In Context of Desertion Charges, Bergdahl Swap Was a ‘High Crime’

Obama Bergdahl Rose Garden (Jonathan Ernst / Reuters)
Jonathan Ernst / Reuters

The news that Army Sgt. Bowe Bergdahl is to be tried for desertion casts the 2014 prisoner swap in a new light. President Barack Obama traded five senior Taliban leaders, who had been imprisoned at Guantánamo Bay, for Bergdahl–and did so without giving Congress 30 days’ advance notice. In doing so, the Obama administration broke the law, according to a report by the U.S. Government Accountability Office. That violation was not just a crime, but also, in context, a high crime.

The term “high crimes and misdemeanors” is famously vague. And there is no chance of impeaching a lame-duck president with less than two years to go in office.

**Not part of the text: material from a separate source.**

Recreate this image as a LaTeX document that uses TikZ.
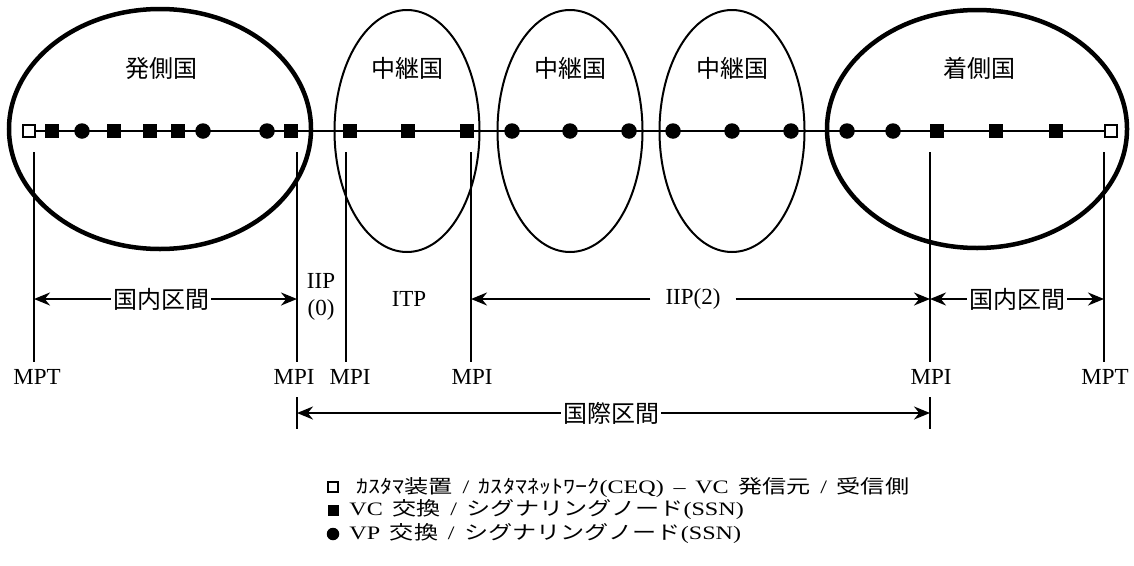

Yet if we accept that “high crimes” ought to cover violations that impact national security, the Bergdahl swap certainly qualifies. To trade five major enemy leaders for an alleged (known?) deserter who placed U.S. troops at risk is to undermine an ongoing war effort and to encourage future terror attacks or even kidnappings.

Earlier this year, CNN reported that the U.S. military believes at least one of the Taliban leaders released to Qatar has tried to rejoin the war effort by re-establishing contact with Taliban forces in Afghanistan. Fox News now reports the number as three out of five.

The Obama administration, however, has vouched repeatedly for the deal and for Bergdahl himself, even honoring his parents with a spectacle in the Rose Garden. UN Ambassador Susan Rice claimed last year that Bergdahl had served “with honor and distinction.” Presumably, Obama would have lied to Congress even if he had obeyed the law.

The hard truth is that President Barack Obama broke the law, egregiously. The sad truth is he will not be punished.